In particular, given sets $A$ and $B$ and tolerance $\eta$, we seek the smallest $m$ such that $PA$ and $PB$ are linearly separable for a random $m\times n$ matrix $P$ with probability $\geq1-\eta$. This establishes a minimal number of measurements necessary to classify in the compressed domain. To approach this problem, we note that $PA$ and $PB$ are linearly separable if and only if the null space of $P$ trivially intersects the cone generated by the Minkowski difference $A-B$. As such, we may leverage Gordon’s theory of escape through a mesh, or more recently, the approximate kinematic formula from conic integral geometry. With these tools, we find estimates in the special cases where $A$ and $B$ are Euclidean balls, and more generally, when they are ellipsoids (see this paper for details).
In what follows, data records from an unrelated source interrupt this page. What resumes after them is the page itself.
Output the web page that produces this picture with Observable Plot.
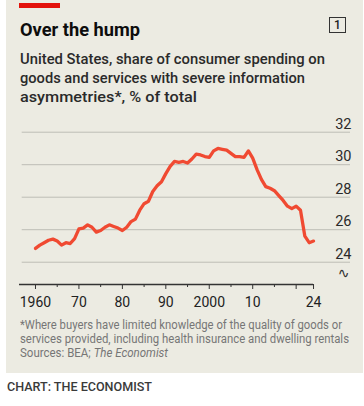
<!DOCTYPE html>
<html>
<head>
<meta charset="utf-8">
<script src="https://cdn.jsdelivr.net/npm/d3@7"></script>
<script src="https://cdn.jsdelivr.net/npm/@observablehq/plot@0.6"></script>
<style>
  html, body { margin: 0; padding: 0; background: #ffffff; }
  #root { position: relative; width: 364px; height: 406px; overflow: hidden; font-family: Roboto, "Noto Sans", sans-serif; }
  #panel { position: absolute; left: 6px; top: 0; width: 357px; height: 373px; background: #ecebe2; }
  #redbar { position: absolute; left: 19px; top: 3px; width: 41px; height: 5px; background: #e3120b; }
  .ln { position: absolute; white-space: nowrap; transform-origin: 0 0; }
  #box { position: absolute; left: 329px; top: 17px; width: 15px; height: 14px; border: 1px solid #333; font: 500 12px Roboto, sans-serif; color: #222; text-align: center; line-height: 14px; }
  #chart { position: absolute; left: 0; top: 110px; }
</style>
</head>
<body>
<div id="root">
  <div id="panel"></div>
  <div id="redbar"></div>
  <div id="box">1</div>
  <div id="chart"></div>
</div>
<script>
// ---- data ----
const years = [
  1960,1961,1962,1963,1964,1965,1966,1967,1968,1969,
  1970,1971,1972,1973,1974,1975,1976,1977,1978,1979,
  1980,1981,1982,1983,1984,1985,1986,1987,1988,1989,
  1990,1991,1992,1993,1994,1995,1996,1997,1998,1999,
  2000,2001,2002,2003,2004,2005,2006,2007,2008,2009,
  2010,2011,2012,2013,2014,2015,2016,2017,2018,2019,
  2020,2021,2022,2023,2024
];
const shares = [
  24.85,25.05,25.2,25.35,25.42,25.3,25.05,25.2,25.15,25.45,
  26.05,26.1,26.3,26.15,25.85,25.95,26.15,26.3,26.2,26.1,
  25.95,26.15,26.5,26.65,27.2,27.6,27.75,28.35,28.7,28.95,
  29.45,29.9,30.2,30.15,30.2,30.1,30.35,30.65,30.6,30.5,
  30.45,30.85,31.0,30.95,30.9,30.7,30.5,30.5,30.45,30.85,
  30.4,29.7,29.1,28.65,28.55,28.4,28.1,27.8,27.45,27.3,
  27.45,27.2,25.6,25.2,25.3
];
const yTicks = [24, 26, 28, 30, 32];
const xMajor = [1960, 1970, 1980, 1990, 2000, 2010, 2020, 2024];
const xMinor = [1965, 1975, 1985, 1995, 2005, 2015];
const xLabels = {1960: "1960", 1970: "70", 1980: "80", 1990: "90", 2000: "2000", 2010: "10", 2020: "", 2024: "24"};

const title = "Over the hump";
const subtitle = [
  "United States, share of consumer spending on",
  "goods and services with severe information",
  "asymmetries*, % of total"
];
const footnote = [
  "*Where buyers have limited knowledge of the quality of goods or",
  "services provided, including health insurance and dwelling rentals",
  "Sources: BEA; <i>The Economist</i>"
];
const credit = "CHART: THE ECONOMIST";

const data = years.map((year, i) => ({year, value: shares[i]}));

// ---- text lines ----
const root = document.getElementById("root");
function addLine(html, x, baseline, fs, weight, color, targetW) {
  const d = document.createElement("div");
  d.className = "ln";
  d.innerHTML = html;
  d.style.left = x + "px";
  d.style.fontSize = fs + "px";
  d.style.lineHeight = fs + "px";
  d.style.fontWeight = weight;
  d.style.color = color;
  d.style.top = (baseline - 0.842 * fs) + "px";
  root.appendChild(d);
  const w = d.getBoundingClientRect().width;
  if (targetW && w > 0) d.style.transform = `scaleX(${targetW / w})`;
  return d;
}
function layoutText() {
  root.querySelectorAll(".ln").forEach(e => e.remove());
  addLine(title, 20, 36, 18, 700, "#0d0d0d", 120);
  const subW = [305, 285, 177];
  subtitle.forEach((t, i) => addLine(t, 20, 64 + i * 18.8, 14, 500, "#2a2a2a", subW[i]));
  const fnW = [322, 329, 148];
  footnote.forEach((t, i) => addLine(t, 20, 329 + i * 14, 12, 400, "#767676", fnW[i]));
  addLine(credit, 7, 391, 13, 500, "#3a3a3a", 145);
}
layoutText();
if (document.fonts && document.fonts.ready) document.fonts.ready.then(layoutText);

// ---- chart ----
const xDomain = [1956.32, 2032.74];
const yDomain = [22.628, 32];

const chart = Plot.plot({
  width: 364,
  height: 204,
  marginLeft: 19,
  marginRight: 13,
  marginTop: 21.7,
  marginBottom: 30,
  style: {background: "none", fontFamily: "Roboto, sans-serif", color: "#222"},
  x: {domain: xDomain, label: null},
  y: {domain: yDomain, axis: null, label: null},
  marks: [
    Plot.ruleY(yTicks, {stroke: "#bdbdb5", strokeWidth: 1, insetLeft: 2.7, insetRight: 1}),
    Plot.text(yTicks, {y: d => d, frameAnchor: "right", textAnchor: "end", lineAnchor: "bottom", dy: -3.4, text: d => String(d), fontSize: 14.5, fill: "#2a2a2a"}),
    Plot.axisX({ticks: xMinor, tickSize: 3, tickFormat: () => "", stroke: "#333", label: null}),
    Plot.axisX({ticks: xMajor, tickSize: 5, tickPadding: 7.7, tickFormat: d => xLabels[d], fontSize: 14, stroke: "#333", fill: "#222", label: null}),
    Plot.ruleY([yDomain[0]], {x1: () => xDomain[0], x2: () => years[years.length - 1], stroke: "#333", strokeWidth: 1.4}),
    Plot.text([0], {frameAnchor: "bottom-right", textAnchor: "middle", lineAnchor: "middle", dx: -8, dy: -11, text: () => "∿", fontSize: 14, fontFamily: "DejaVu Sans", fill: "#333"}),
    Plot.line(data, {x: "year", y: "value", stroke: "#f04a32", strokeWidth: 3.3, strokeLinejoin: "round", strokeLinecap: "round"})
  ]
});
document.getElementById("chart").appendChild(chart);
</script>
</body>
</html>
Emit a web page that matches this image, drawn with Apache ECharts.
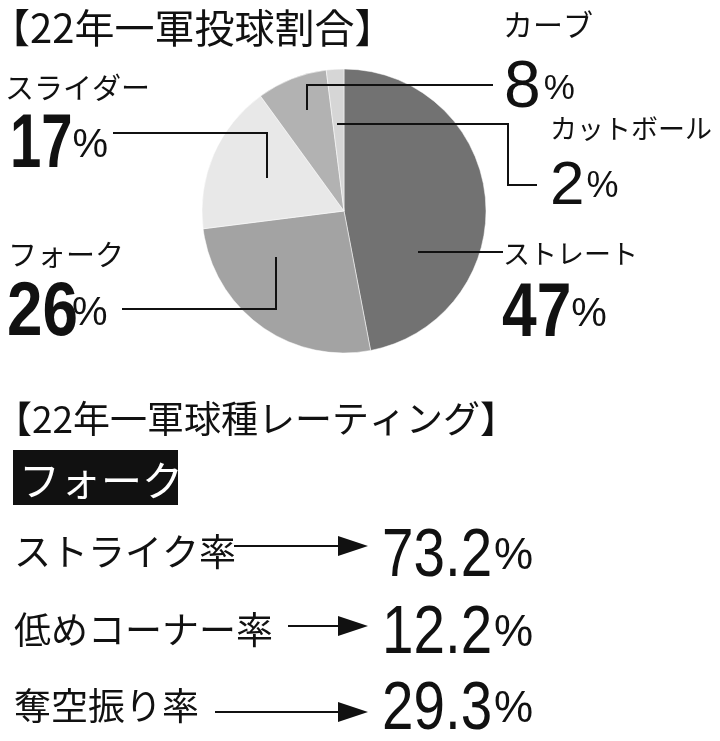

The second problem we discuss is $k$-means clustering. Here, given a point cloud $P\subseteq\mathbb{R}^n$, one is asked to partition the points into $k$ clusters $C_1,\ldots,C_k$ such that the corresponding cluster centers exhibit the smallest possible sum of squared error:

$\displaystyle{\min \quad \sum_{t=1}^k\sum_{x\in C_t}\bigg\|x-\frac{1}{|C_t|}\sum_{y\in C_t}y\bigg\|^2 \quad \text{s.t.} \quad C_1\sqcup\cdots\sqcup C_k=P}$

Unfortunately, minimizing the so-called $k$-means objective is NP-hard in general. However, Lloyd’s algorithm, which alternates between finding cluster centers for a proto-partition and reassigning points to the nearest cluster center, performs well in practice. Unfortunately, there is currently no guarantee that such an algorithm finds the $k$-means-optimal clustering.

In this talk, we consider a semidefinite relaxation of the $k$-means problem. Denoting $p=|P|$, we define the $p\times p$ matrix $D$ by $D_{ij}:=\|x_i-x_j\|^2$. Next, letting $1_{C_t}$ denote the $p$-dimensional indicator vector of $C_t$, then a straightforward manipulation gives

$\displaystyle{\sum_{t=1}^k\sum_{x\in C_t}\bigg\|x-\frac{1}{|C_t|}\sum_{y\in C_t}y\bigg\|^2 = \frac{1}{2}\mathrm{Tr}\bigg(D\sum_{t=1}^k\frac{1}{|C_t|}1_{C_t}1_{C_t}^\top\bigg).}$

Writing $X:=\sum_{t=1}^k\frac{1}{|C_t|}1_{C_t}1_{C_t}^\top$, we identify several convex constraints that $X$ satisfies, and we may optimize subject to these constraints in order to produce a polytime-solvable program:

$\min\quad\mathrm{Tr}(DX)\quad\text{s.t.}\quad\mathrm{Tr}(X)=k,~X1=1,~X\geq0,~X\succeq0.$

In general, we can expect the value of this relaxed program to be smaller than the value of the original $k$-means program. However, if the relaxed optimizer happens to be integral, meaning the optimal $X$ has the form $\sum_{t=1}^k\frac{1}{|C_t|}1_{C_t}1_{C_t}^\top$, then we may conclude that the corresponding clustering $C_1,\ldots,C_k$ is $k$-means optimal. Amazingly, when the data is drawn randomly from a reasonable model (the so-called stochastic ball model, introduced in this paper), one may show that the relaxed optimizer is integral with high probability (see this paper and that paper). It remains to find faster-than-SDP algorithms which enjoy a similar performance guarantee.

The last problem we consider is deep learning. Today, deep learning is the state-of-the-art technique for several important classification tasks. For each of these problems, given a labeled training set, one is tasked with producing a labeling function that not only matches the training set, but is also simple enough to generalize well to a test set. For deep learning, the labeling function is implemented by a deep neural network, which amounts to a large circuit of neurons, where each neuron linearly combines the outputs of its parent neurons, and then outputs a nonlinear function of this combination. To learn this labeling function, practitioners locally optimize the function parameters so as to fit the training set. To date, there is little theory to explain why this should perform as well as it does in practice.

Our approach to deep learning is motivated by an analogy with Boolean circuits. These circuits are similar to neural nets, except neurons are replaced by Boolean gates (such as AND, OR, or threshold gates). Interestingly, Boolean circuits of simple structure tend to implement Boolean functions $f\colon\{\pm1\}^n\rightarrow\{\pm1\}$ of concentrated spectra (see this paper and that paper), that is, $\{a_S\}_{S\subseteq[n]}$ is nearly sparse, where

$\displaystyle{f(x_1,\ldots,x_n)=\sum_{S\subseteq[n]}a_S\prod_{i\in S}x_i\qquad\forall (x_1,\ldots,x_n)\in\{\pm1\}^n.}$

Passing through the analogy, we hypothesize that learnable neural nets are necessarily simple, and furthermore, Boolean functions that are well approximated by such neural nets necessarily have concentrated spectra. If this hypothesis is true, then the deep learning problem can be relaxed to a sparse approximation problem. We test this hypothesis by classifying the zeros and ones in the MNIST database of handwritten digits by way of sparse approximation (indeed, deep neural nets currently hold the record for classifying MNIST digits). In our experiment, we managed to obtain a misclassification rate of 0.74%, thereby proving the concept of classification by sparse approximation (see this paper for details). Unfortunately, our naive method of sparse approximation does not scale well, and so it remains to find a scalable alternative to implement on other instances of binary classification.